Marie De Cotteblanche (born ca. 1520, Paris - died before 1584, probably Paris) was a French noblewoman known for her skill in languages and translation of works from Spanish to French.

She was daughter of Guy De Cotteblanche, a lawyer for the Parlement of Paris. Her mother was Catherine Hesseline whom he married in 1517. She had an older brother Elie, who became a Gentleman of the Royal Chamber in 1571, and a sister Marguerite. The poet François de Belleforest dedicated a poem to the family in 1560 called Chasse d'amour. There are indications the family were French Protestants. Marie de Cotteblanche studied languages, philosophy, science, and mathematics. Her praises were sung by the bibliographer Le Croix de Maine. Her patron was Marguerite de Saluces, the Marachale de Termes who taught her Italian.

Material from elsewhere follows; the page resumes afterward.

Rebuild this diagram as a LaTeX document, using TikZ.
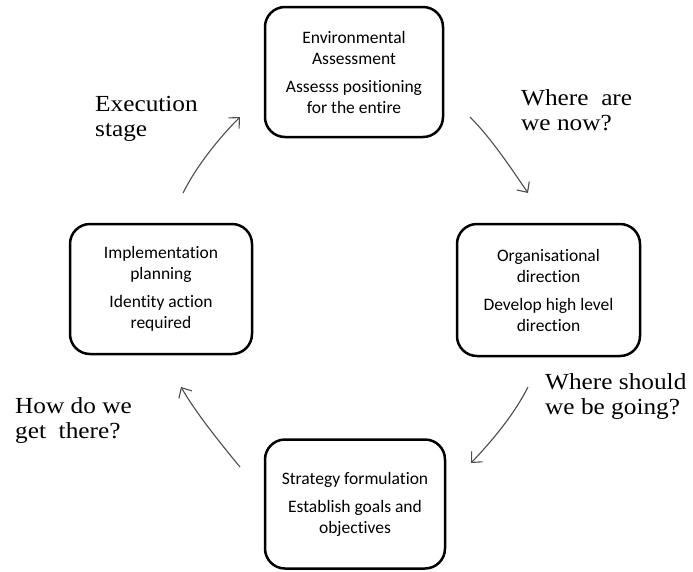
\documentclass[tikz,border=0pt]{standalone}
\usepackage{fontspec}
\setmainfont[FakeStretch=1.1]{Liberation Serif}
\newfontfamily\boxfont[Ligatures=NoCommon]{Carlito}
\usetikzlibrary{arrows.meta}
\begin{document}
\begin{tikzpicture}[x=1pt,y=-1pt,
  stagebox/.style={draw=black, line width=2.5pt, rounded corners=20pt, inner sep=0pt,
    font=\boxfont\fontsize{17.5}{21}\selectfont, align=center},
  cyclearrow/.style={draw=black!70, line width=1.1pt,
    -{Straight Barb[length=8pt,width=15pt,line width=1.1pt]}},
  qlabel/.style={anchor=north west, inner sep=0pt, align=left,
    font=\fontsize{23}{25.5}\selectfont}]
\useasboundingbox (0,0) rectangle (693,571);
\node[stagebox, minimum width=178pt, minimum height=130pt] (env) at (354,72)
  {Environmental\\Assessment\\[7pt]Assesss positioning\\for the entire};
\node[stagebox, minimum width=182pt, minimum height=130pt] (impl) at (161,289)
  {Implementation\\planning\\[7pt]Identity action\\required};
\node[stagebox, minimum width=183pt, minimum height=132pt] (org) at (548.5,290)
  {Organisational\\direction\\[7pt]Develop high level\\direction};
\node[stagebox, minimum width=180pt, minimum height=129pt] (strat) at (355,504)
  {Strategy formulation\\[7pt]Establish goals and\\objectives};

\coordinate (a1s) at (183,193); \coordinate (a1e) at (240,117);
\coordinate (a2s) at (470,117); \coordinate (a2e) at (528,193);
\coordinate (a3s) at (528,387); \coordinate (a3e) at (471,463);
\coordinate (a4s) at (240,467); \coordinate (a4e) at (181,387);
\draw[cyclearrow] (a1s) .. controls (196.5,166) and (219,138) .. (a1e);
\draw[cyclearrow] (a2s) .. controls (491,138) and (511,168) .. (a2e);
\draw[cyclearrow] (a3s) .. controls (514.5,414) and (492,441) .. (a3e);
\draw[cyclearrow] (a4s) .. controls (221,444) and (196,413) .. (a4e);

\node[qlabel] (lexec) at (95,96) {Execution\\stage};
\node[qlabel] (lnow) at (521,89) {Where~ are\\we now?};
\node[qlabel] (lgoing) at (545,373) {Where should\\we be going?};
\node[qlabel] (lthere) at (15,397) {How do we\\get~ there?};
\end{tikzpicture}
\end{document}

Her only known surviving work is her 1566 translation of a best-selling text, Coloquios y Diálogos (1547) by the Spanish encyclopaedist Pedro Mexía. The French title was Trois dialogues de M. Pierre Messie, touchant la nature du soleil, de la terre et de toutes les choses qui se font et apparaissent en l'air (Three Dialogues … on the Sun and the Earth). Its dialog form appealed to a wide readership and it was reprinted 29 times between 1566 and 1643.